O belo nunca morre

OPINIÃO - Raul Borges Guimarães

Data 15/01/2023
Horário 05:00

Cena 1. Eu tinha 12 anos e acompanhava a leitura em voz alta de um poema pelo Prof Ruy. Ele explicava que cada linha de um poema representa um verso e que uma estrofe é o conjunto de versos do texto poético. Daí ele começou a recitar o poema, demonstrando como o ritmo imposto pela métrica e pausas entre os versos transformava o texto numa espécie de canção. O problema é comecei achar muito engraçada aquela situação e procurei me esconder por detrás do livro. Quando eu me dei conta, aquele senhor de cabelos branquinhos já estava na minha frente, com as bochechas vermelhas e olhos fuzilantes... que constrangimento!
Cena 2. As aulas de história de arte que eu tive no colegial eram imperdíveis. Havia uma sala ambiente reservada para esses encontros especiais com o mestre Gilson Pedro, que cuidava de criar com muito esmero uma atmosfera absolutamente encantadora. Deitávamo-nos descontraídos em confortáveis almofadas na sala à meia-luz. Ao som do claro e límpido coral gregoriano, cujo volume oscilava para que fosse possível escutarmos as explicações do professor, ficávamos ali sem a preocupação com o mundo lá fora, diante dos afrescos medievais e renascentistas. 
Cena 3. Era um pequeno grupo de estudantes de Geografia da Unesp em viagem pelas cidades históricas de Minas Gerais. Naquela tarde fomos para a Igreja de São Francisco de Assis de Ouro Preto. Foi lá que nos encontramos com a genialidade do Mestre Ataíde, especialmente aquela obra-prima que está no teto da nave central da igreja: a Assunção da Virgem Mariae sua orquestra de anjos com traços afrodescendentes. Deitados nos bancos para contemplar aquela pintura que havia sido restaurada há pouco tempo, repentinamente, o grupo foi puxado para dentro daquela cena, saltando aos olhos a emoção e o drama das cores fortes e contrastantes, os diferentes instrumentos musicais nas mãos dos anjos músicos, o movimento de fuga expresso pelo enquadramento das colunas... 
O que essas cenas têm em comum?
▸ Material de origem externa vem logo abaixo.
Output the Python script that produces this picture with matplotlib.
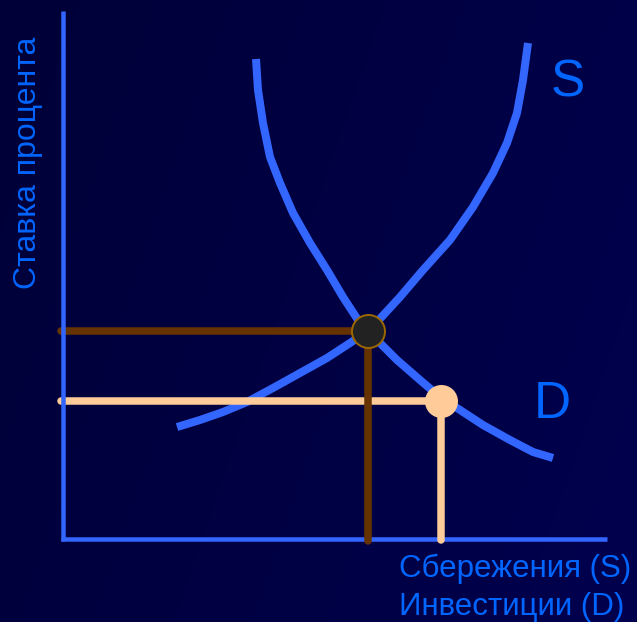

Não há como negar a importância da arte enquanto campo de ação que move a sensibilidade, a intuição e a imaginação. E como é incrível o papel da escola no aprendizado da apreciação artística!
Bem, infelizmente nós terminamos essa semana marcados pelas notícias chocantes que vieram dos palácios de Brasília. Bárbaros esfaqueando o famoso painel de Di Cavalcanti, a destruição completa do relógio de valor inestimável de Dom João VI, o sumiço da escultura “Bailarina” de Victor Brecheret. Mas a boa notícia é de que nove de cada dez brasileiros condenam tamanha insensatez, nos lembrando de que “o belo nunca morre, transforma-se em outra beleza”.